The spitting clue: forcing cone and top strap signs
If you can inspect the forcing cone area and the front of the cylinder, look for signs of spitting or shaving. Lead or jacket material can show up as roughness, pitting, or uneven wear around the forcing cone. Again, not every mark means timing is off, but timing issues often show up as material being shaved because the chamber isn’t perfectly aligned at the moment of firing. If the forcing cone looks battered, cracked, or unusually rough, that’s a bigger conversation.
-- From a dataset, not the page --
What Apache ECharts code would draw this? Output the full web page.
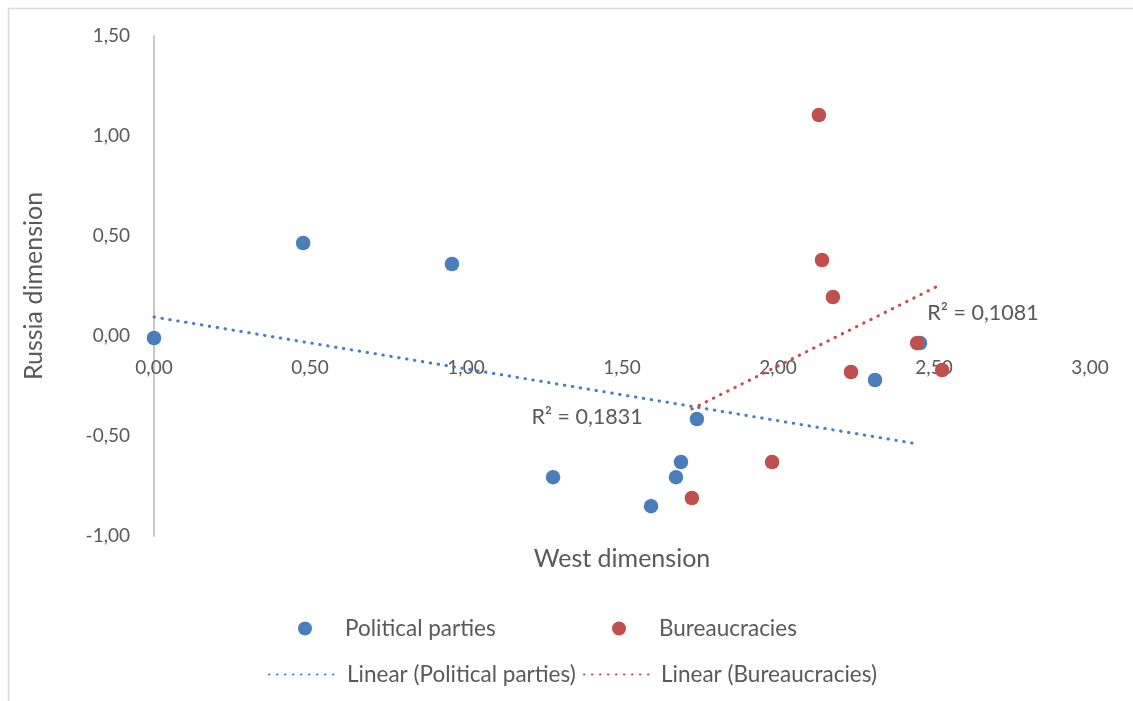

Check the top strap above the barrel-cylinder gap too. Some flame cutting can occur with certain loads and certain guns, but heavy cutting, especially on a gun that’s supposedly “barely used,” is a clue that it’s seen a lot of hot ammo. High round counts with heavy loads can accelerate timing wear. A revolver that’s been fed a steady diet of hot loads can be tight in some ways and worn in others. Timing and lockup are where it often shows.
Why this check matters for buying used
Revolver timing work isn’t always cheap, and it’s not always simple. Sometimes it’s a hand. Sometimes it’s a cylinder stop. Sometimes it’s a ratchet. Sometimes it’s a combination of wear that requires fitting parts properly, and “fitting” is the key word—revolvers aren’t always drop-in repair guns the way some semi-autos are. If you buy a revolver with timing issues because you didn’t check it, you might be signing up for a gunsmith bill that eats up whatever “deal” you thought you got.
The good news is, most revolvers that are in decent shape will pass this check easily. You’ll feel a consistent carry-up, consistent lock, and similar lockup on every chamber. When you find a gun that doesn’t, it usually stands out once you know what you’re feeling for. Don’t ignore that feeling. A revolver can be pretty, smooth, and still be wrong in the places that count.